大日本茶道学会 - 公益財団法人三徳庵

令和5年11月:茶文化の特質

 世界の抹茶の市場は、このところ年7パーセントを超える成長率が見込まれるといわれています。

 抹茶の加工食品の伸びに需要が支えられることにともない「茶道」対する関心も広がっています。しかし、それを手放しで喜んでいるだけでいけないとも感じています。

 海外で、日本の文化として「茶道」が発信される結果、日本人なら誰でも茶道のたしなみがあるのだろう、とか日本人はいつも抹茶を飲んでいるのだろう、というイメージを抱いて来日する人もいるからです。 日本に来て抹茶を飲んだことのない日本人がいることを知ったイギリス人は、「詐欺だ」と言いました。

 日本の文化の代表として茶道が取り上げられること、日本の茶といったら抹茶がとりあげられるのは、私たち茶道人にとっては心地よいことです。しかし、その認識は、国際的にみて通用する見方なのか、という客観的な視点も持たなければいけないことに、イギリス人の指摘は気が付かせてくれました。

 それ以来、日本の茶文化の特質を世界に通用する形でどうアピールしたら良いかと考えてまいりました。

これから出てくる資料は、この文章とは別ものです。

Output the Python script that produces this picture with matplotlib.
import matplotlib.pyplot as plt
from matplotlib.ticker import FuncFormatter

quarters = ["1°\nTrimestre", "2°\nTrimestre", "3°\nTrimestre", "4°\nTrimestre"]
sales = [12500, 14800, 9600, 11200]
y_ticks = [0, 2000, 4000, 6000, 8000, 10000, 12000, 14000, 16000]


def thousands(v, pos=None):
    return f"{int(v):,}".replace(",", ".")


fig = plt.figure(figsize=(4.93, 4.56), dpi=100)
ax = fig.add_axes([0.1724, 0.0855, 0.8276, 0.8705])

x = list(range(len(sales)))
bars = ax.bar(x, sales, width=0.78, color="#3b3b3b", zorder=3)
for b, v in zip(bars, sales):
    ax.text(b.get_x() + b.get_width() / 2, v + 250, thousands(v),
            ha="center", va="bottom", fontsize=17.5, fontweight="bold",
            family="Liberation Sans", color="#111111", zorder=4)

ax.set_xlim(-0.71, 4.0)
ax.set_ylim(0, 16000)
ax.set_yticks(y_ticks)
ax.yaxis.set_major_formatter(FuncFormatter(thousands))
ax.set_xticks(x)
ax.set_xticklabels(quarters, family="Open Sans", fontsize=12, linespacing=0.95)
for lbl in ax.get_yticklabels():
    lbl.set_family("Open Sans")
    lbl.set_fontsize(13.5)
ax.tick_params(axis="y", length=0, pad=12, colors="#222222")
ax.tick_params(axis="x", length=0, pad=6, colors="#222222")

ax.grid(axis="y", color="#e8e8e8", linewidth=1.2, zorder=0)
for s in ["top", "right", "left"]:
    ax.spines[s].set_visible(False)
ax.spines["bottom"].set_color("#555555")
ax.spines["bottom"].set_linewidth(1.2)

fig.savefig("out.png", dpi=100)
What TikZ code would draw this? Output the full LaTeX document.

 喫茶の風習は大陸から伝来したといっても、覆い下栽培、蒸し製法をはじめとした技術革新によって独自のお茶を生み出しました。そのお茶をカジュアルな形から、道の文化を標榜する形式(茶道・煎茶道)にいたるまで楽しんでいます。この多様性を日本の茶文化の特質として提示すれば良いのではないでしょうか。

 技術がすぐにマネされてしまう現代社会においては、オリジナルを保てるのは、産地だけという冷徹な見通しも必要だと思っています。日本各地のお茶を集めた「日本茶コレクション2023~日本茶のすべて~」を進めるのも、そのような考えに立ってのことです。